Whereas we evaluated epistemic uncertainty using Monte Carlo Dropout, we also emphasize the importance of aleatoric uncertainty. Inaccuracies in borehole and laboratory measurements of rock temperature-at-depth and thermal conductivity were likely present due to sensor error, measurement conditions, corruption of input data, and biased spatial oversampling of measurements at shallower depths and around locations with known natural resources (e.g., geothermal, hydrocarbon, underground water). Whereas we used the Harrison correction (Harrison et al. 1982) to correct bottomhole temperature to rock temperature at the same location and treated uncertainty in rock thermal conductivity in our neural network loss function formulation, seen in reference 9, aleatoric uncertainty was not fully eliminated. Introducing more raw and inferred input features (e.g., detrended elevation, normalized seismic quantities) statistically reduced model overfitting in the presence of aleatoric uncertainty (Hüllermeier and Waegeman 2021). However, additional investigation and handling of this type of uncertainty could further improve predictions of subsurface thermal quantities.

Using Integrated Gradients and accumulating the model prediction gradients with respect to the input quantities, we estimated which features, on average, mostly govern model predictions of thermal quantities, seen in Figs. 35, 36, and 37. Raw and inferred seismic features across the crust and mantle (i.e., depths of \(20 \ km\), \(40 \ km\), and \(60 \ km\)) were notably important in predicting thermal quantities. Electrical conductivity was the most positively correlated feature with temperature and heat flow, where higher temperatures lead to more active ionic mobility in the brine that saturates the rock (Han et al. 2024). We observed higher temperature predictions in locations with spatially increased concentrations of thorium radiation at shallow layers. Proximity to faults was found to be positively correlated with temperature, which is sensible as convective heat flow and hot springs are associated with faulted zones (López and Smith 1996). Detrended along depth, normalized P-wave velocity in particular was strongly indicative of decreasing temperature-at-depth, which is physically accurate as the rise in rock temperature causes rock rigidity and bulk modulus to decrease which leads to a reduction in seismic velocities (Qi et al. 2021). Compressional wave velocity was negatively correlated with rock thermal conductivity, which we attributed to the strongly negative correlation between compressional wave velocity and rock porosity, where increased porous volumes translate to decreased rock thermal conductivity (Boulanouar et al. 2013). In the presence of interdependence across input features (i.e., physical quantities in our study), it is important to recall that explainability of neural networks is nuanced and need to be thoughtfully interpreted.

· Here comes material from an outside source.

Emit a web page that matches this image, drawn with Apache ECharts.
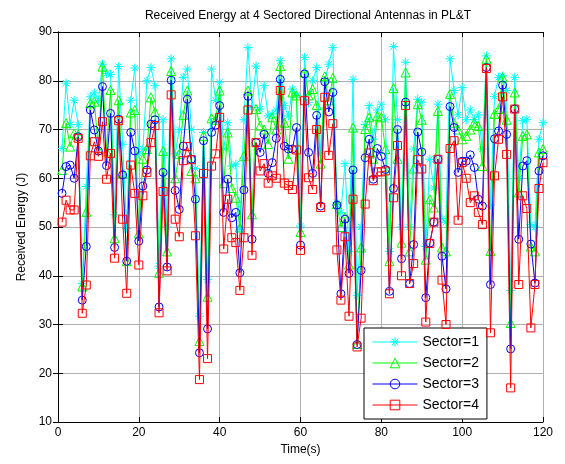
<!DOCTYPE html>
<html><head><meta charset="utf-8">
<script src="https://cdn.jsdelivr.net/npm/echarts@6/dist/echarts.min.js"></script>
<style>html,body{margin:0;padding:0;background:#fff}#c{width:565px;height:464px}</style>
</head><body><div id="c"></div>
<script>
var times = []; for (var i = 1; i <= 120; i++) times.push(i);
var sector1 = [66.1,79.5,71,76,71,38.4,58.3,76.7,77.5,76,83.4,81.5,81.3,52.5,82.9,67,49.7,76,82.6,65,
66,80,82.7,79,42,72,50,84.5,65,70,80.7,82.4,70,62,31.7,69.4,39.2,82.4,76,79.7,
66,71.4,62.5,62.9,49.5,72,86.8,74.5,83,74.2,79,72.8,73.2,74,84.1,74.9,72.8,78.3,77,50.2,
84.8,75.5,80,82.7,65,80,83.4,86.8,55,53,63,45,80.3,36,50,71,74.9,68,74,75.2,
72,45,87,72,50,83.8,50,66,76.2,75.6,46,63.9,58,75.2,51.7,51,84.5,78,73,78.6,
72,74,72,73,66,85.1,54.5,76.8,80.7,81,78,37,80.7,60,71.8,72.1,50.5,50,68,71.4];
var sector2 = [61.7,71.3,66.5,69.2,69,37.8,53.1,75.4,75.7,65.8,82.9,65.5,78.1,47.7,76,61,43,73.5,74,48.7,
64,66,76.6,73.6,40.6,65.6,45,82,60,65,73,78,61.5,60,26.6,68.7,35.7,72.3,72,78,
59,69.4,58,56,49.9,64.6,78,52.6,74.2,70.8,70,67,72.5,70,83,71.4,64,77.6,77,49,
81.7,77,78.3,75,63,80.9,76,80.6,54.7,50,52,42.3,70.4,26,45.8,70.1,72.5,64,72.8,72.5,
66,43,78.5,64,46.8,81.7,45,62,75.2,72,43.3,55.7,54,73.8,45.8,45,77.3,71.4,70,68,
68.7,70,71.4,70.7,62.5,84.5,45.1,73.2,74.2,80.7,72,30.3,77.6,57.1,68.7,69,46,45,65.3,66];
var sector3 = [56.9,62.4,62.7,60,68.5,35,46,74,69.9,65.6,78.8,62.6,73.3,45.8,72.1,60.7,43,69.4,65.6,47.1,
58.4,61.7,71.1,72,33.6,61.2,41.8,80.1,57.5,53.6,66.6,76.2,63.9,55.7,24.2,67.7,29.1,69.4,70.9,74.9,
53,59.8,51.9,53,40.6,57.6,76.8,47.5,67.3,65.3,69,61,63.2,68.2,80.3,66.6,66,66,70.4,46.3,
81.4,65.3,61,72.9,54.3,79.8,73.6,77.6,54.5,36.3,51.6,40.5,61.7,25.9,41.1,64.2,68,59.8,66.1,64.5,
61.8,36.8,57.9,70,43.5,75.6,38.4,46.4,69.5,65.4,35.5,46.7,51,63.9,44,37.3,74.7,70.4,61.2,63.5,
63.5,64.8,62.2,55.7,54.3,82.7,38.2,68.1,69.7,79.1,69,25,74.2,47.5,62.5,63.6,46.5,38.5,61.5,64.6];
var sector4 = [51,55.5,53.5,53.5,68.2,32.3,38.1,64.6,67.5,64.5,71.6,59.8,65.1,43.6,71.8,51.6,36.4,62.7,56.9,42.2,
56.4,61.2,67.3,70.8,32.4,57.3,41,77.1,51.6,48,63.6,66.5,63.8,48.2,18.7,61,23,62.5,65,72.5,
45.5,55.7,47.8,46.8,37,47.8,74,44.2,67.3,61.5,63,59,60.5,60,78,59,58.5,57.7,65.8,45.2,
75.9,60.1,57.7,70,54,76.6,64.7,71.2,45.3,35,48,31.7,55.7,25.4,31.3,54.7,65.2,59.5,61.3,61.3,
61.5,36.3,56,66.7,40,74.9,38.4,42.5,63.8,61.9,30.5,46.6,51,63.9,39.1,30,66.1,67.7,51.4,63.2,
60,55,56.4,53,50.5,82.5,28.3,60.5,68,76.7,64.9,17,74.2,38.2,56.4,53.8,29.3,38.2,57.9,63.2];
var seriesNames = ['Sector=1','Sector=2','Sector=3','Sector=4'];
var xTicks = [0,20,40,60,80,100,120];
var yTicks = [10,20,30,40,50,60,70,80,90];

var colors = ['#00ffff','#00ff00','#0000ff','#ff0000'];
var symbols = ['path://M0,-10L0,10M-10,0L10,0M-7,-7L7,7M-7,7L7,-7','triangle','circle','rect'];
var sizes = [9,9,8,8];
var all = [sector1, sector2, sector3, sector4];
function pairs(arr){ return arr.map(function(v,i){ return [times[i], v]; }); }

var chart = echarts.init(document.getElementById('c'), null, {renderer:'canvas'});
var font = 'Liberation Sans, Arial, Helvetica, sans-serif';
var series = all.map(function(arr, k){
  return {
    name: seriesNames[k], type:'line', data: pairs(arr),
    symbol: symbols[k], symbolSize: sizes[k], showSymbol:true,
    lineStyle:{color:colors[k], width:1},
    itemStyle:{color:'rgba(255,255,255,0)', borderColor:colors[k], borderWidth:1},
    emphasis:{disabled:true}, animation:false, z: 2+k
  };
});
var option = {
  animation:false,
  backgroundColor:'#fff',
  title:{text:'Received Energy at 4 Sectored Directional Antennas in PL&T', left:303, top:5, textAlign:'center',
    textStyle:{fontFamily:font, fontSize:12, fontWeight:'normal', color:'#000'}},
  grid:{left:58, top:32, width:485, height:390, containLabel:false},
  legend:{orient:'vertical', left:364, top:328, data:seriesNames, itemWidth:45, itemHeight:12, itemGap:7,
    padding:[7,8,7,8], backgroundColor:'#fff', borderColor:'#000', borderWidth:1, borderRadius:0,
    lineStyle:{width:1}, itemStyle:{borderWidth:1},
    textStyle:{fontFamily:font, fontSize:14, color:'#000'}, selectedMode:false},
  xAxis:[{type:'value', min:0, max:120, interval:20, position:'bottom', data: xTicks,
    name:'Time(s)', nameLocation:'middle', nameGap:22, nameTextStyle:{fontFamily:font, fontSize:12, color:'#000'},
    axisLine:{lineStyle:{color:'#000'}}, axisTick:{inside:true, length:5, lineStyle:{color:'#000'}},
    axisLabel:{fontFamily:font, fontSize:12, color:'#000', margin:5},
    splitLine:{show:true, lineStyle:{color:'#b0b0b0', type:'solid', width:1}}},
   {type:'value', min:0, max:120, interval:20, position:'top',
    axisLine:{show:true, lineStyle:{color:'#000'}}, axisTick:{show:true, inside:true, length:5, lineStyle:{color:'#000'}},
    axisLabel:{show:false}, splitLine:{show:false}}],
  yAxis:[{type:'value', min:10, max:90, interval:10, position:'left',
    name:'Received Energy (J)', nameLocation:'middle', nameGap:30, nameTextStyle:{fontFamily:font, fontSize:12, color:'#000'},
    axisLine:{show:true, lineStyle:{color:'#000'}}, axisTick:{show:true, inside:true, length:5, lineStyle:{color:'#000'}},
    axisLabel:{fontFamily:font, fontSize:12, color:'#000', margin:6},
    splitLine:{show:true, lineStyle:{color:'#b0b0b0', type:'solid', width:1}}},
   {type:'value', min:10, max:90, interval:10, position:'right',
    axisLine:{show:true, lineStyle:{color:'#000'}}, axisTick:{show:true, inside:true, length:5, lineStyle:{color:'#000'}},
    axisLabel:{show:false}, splitLine:{show:false}}],
  series: series
};
chart.setOption(option);
</script></body></html>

The proposed study approach has several limitations. First, whereas our modeling approach approximately complies with Fourier’s law of conductive heat transfer, it does not explicitly incorporate physical laws of convective heat transfer which would enhance predictions at convectively active areas around the United States. Second, we used the Harrison correction (Harrison et al. 1982), to account for the disequilibrated thermal conditions in the wellbore as a result of drilling and completion fluid circulation. Since this correction was originally developed based on temperature measurements in Oklahoma, modeling could be improved by considering different corrections across locations. Furthermore, aleatoric uncertainty was present across measurements due to various reasons (e.g., sensor error, measurement conditions, corruption of input data), which was not modeling in this study. Third, we incorporated physical laws using loss terms in the machine learning framework, requiring robust multi-objective optimization, which is challenging. An alternative data-driven approach could embed physical laws in the model design (e.g., neural network architecture) rather than the loss function to avoid the need for multi-objective optimization. Finally, it is important to note that our feature explainability technique, i.e., Integrated Gradients, does not resolve feature interdependence, hence improved interpretation techniques could leverage a deeper understanding of the model predictions.

Conclusion

We aggregated and processed bottomhole temperature measurements for the conterminous United States from multiple sources. To construct a thermal Earth model using these records, we introduced a novel interpolative physics-informed graph neural network module, named InterPIGNN, that was suitable for the interpolation of point cloud data structures. We constructed surface heat flow, and temperature and thermal conductivity predictions for depths of \(0-7 \ km\) at an interval of \(1 \ km\) with spatial resolution of \(18 \ km^2\) per grid cell. Our model showed superior temperature, surface heat flow and thermal conductivity mean absolute errors of \(6.4^\circ C\), \(6.9 \ mW/m^2\) and \(0.04 \ W/m-K\), respectively. Our model closely satisfied Fourier’s Law of conductive heat transfer with mean absolute error of \(0.7 \ mW/m^2\). We estimated the median epistemic uncertainty associated with our predictions of temperature, surface heat flow, and rock thermal conductivity to be \(9.63 \%\), \(8.04 \%\), and \(3.71 \%\), respectively. We also found that elevation, seismic, and electrical conductivity measurements had the most significant influence on the model predictions of the target thermal quantities.